Parser algorithm
Factor handbook » The language » Syntax

Next:Parse-time word lookup


At the most abstract level, Factor syntax consists of whitespace-separated tokens. The parser tokenizes the input on whitespace boundaries. The parser is case-sensitive and whitespace between tokens is significant, so the following three expressions tokenize differently:
2X+ 2 X + 2 x +

As the parser reads tokens it makes a distinction between numbers, ordinary words, and parsing words. Tokens are appended to the parse tree, the top level of which is a quotation returned by the original parser invocation. Nested levels of the parse tree are created by parsing words.

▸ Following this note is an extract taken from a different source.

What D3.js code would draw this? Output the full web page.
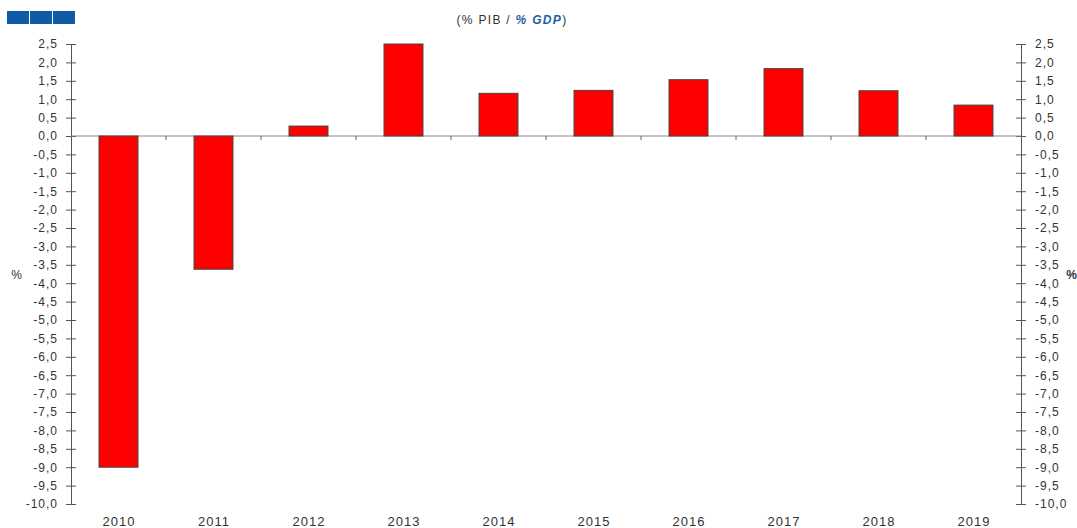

The parser iterates through the input text, checking each character in turn. Here is the parser algorithm in more detail -- some of the concepts therein will be defined shortly:
If the current character is a double-quote ("), the " parsing word is executed, causing a string to be read.
Otherwise, the next token is taken from the input. The parser searches for a word named by the token in the currently used set of vocabularies. If the word is found, one of the following two actions is taken:
If the word is an ordinary word, it is appended to the parse tree.
If the word is a parsing word, it is executed.
Otherwise if the token does not represent a known word, the parser attempts to parse it as a number. If the token is a number, the number object is added to the parse tree. Otherwise, an error is raised and parsing halts.

Parsing words play a key role in parsing; while ordinary words and numbers are simply added to the parse tree, parsing words execute in the context of the parser, and can do their own parsing and create nested data structures in the parse tree. Parsing words are also able to define new words.

While parsing words supporting arbitrary syntax can be defined, the default set is found in the syntax vocabulary and provides the basis for all further syntactic interaction with Factor.